Germany arrive in the knockouts with a split personality. On one hand, there was the ruthless 7-1 dismantling of Curacao in their opening game, Havertz scoring twice as the front line sliced through with the kind of movement and precision that once defined German tournament football. On the other, a flat 2-1 defeat to Ecuador in the final group match, where chance creation dried up against a deep, disciplined block and old questions resurfaced.

That Ecuador performance stung. The criticism followed quickly, and not without justification. A team built to dominate the ball struggled to bend a compact defence out of shape. The forwards looked disconnected, the combinations half a beat off.

Havertz did not duck it.

“We talk a lot about what can work better and what we need to improve,” he said. “The three of us – myself, Florian Wirtz and Jamal Musiala – know ourselves that we haven’t fully shown what we’re capable of up front yet. We have to take responsibility for that.”

That frontline, on paper, is one of the most technically gifted in the tournament. In reality, it is still a work in progress. Players who dazzle for their clubs must recalibrate in a national team that trains together in short bursts, then gets judged in 90‑minute windows watched by millions.

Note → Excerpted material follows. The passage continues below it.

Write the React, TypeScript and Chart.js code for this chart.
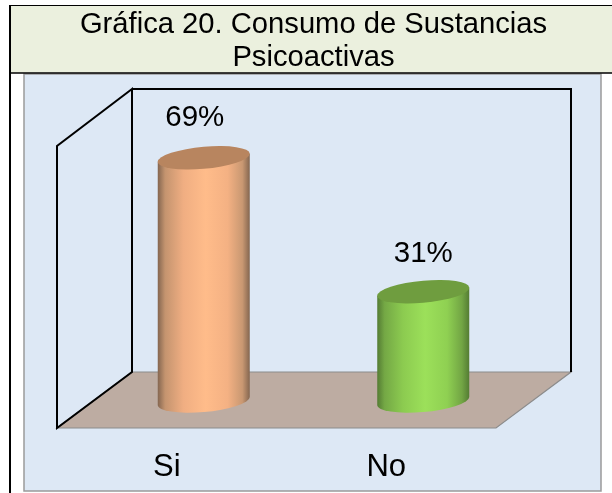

“It takes a bit of time because everyone comes from their clubs to the national team and you have to get used to your teammates,” Havertz explained. “When you are in a major tournament, people talk, but I don’t care what people say, we are focused on ourselves.”

The narrative around Germany will always be loud. The margin for error will always be thin. That is the environment Havertz has chosen to embrace.

Waiting for them is a Paraguay side that has grown into this World Cup. Their opening night against hosts USA was a bruising reality check, a 4-1 defeat that hinted at a short stay. They refused to accept that script.

Since then, Paraguay have tightened the screws. A 1-0 win over Turkey, built on discipline and sharp counter-attacks, restored belief. A goalless draw with Australia completed the turnaround and, crucially, delivered back-to-back clean sheets. It was enough to send them through as one of the eight best third-place teams – and it sent a message: underestimate them and you will suffer.

Germany will not be fooled by the group standings. They know they are walking into a contest against a side that relishes the fight, that defends with aggression and throws itself into duels. They also know that the onus is on them to break that resistance, to show the patience and precision that deserted them against Ecuador.

Havertz, again, cut through the noise.

“They have quality; aggression and intensity are what define them,” he said. “We need a good performance, and we’ll be better tomorrow. I like big matches, matches on the biggest stage. We are fully convinced we can win.”

There it is: no hedging, no attempt to soften expectations. Conviction, laid out plainly.

For Germany, this knockout tie is more than a hurdle on the way to a fifth world title. It is a test of whether the new core – Havertz, Wirtz, Musiala and the rest – can carry the weight that a previous generation once shouldered so naturally. It is a test of whether the swagger of that 7-1 against Curacao was the start of something, or just a flattering snapshot.

The setting is ready, the stakes are familiar, and the margin for error is back to what Germany always knew it to be: win, or go home. Havertz has made it clear which option he is playing for.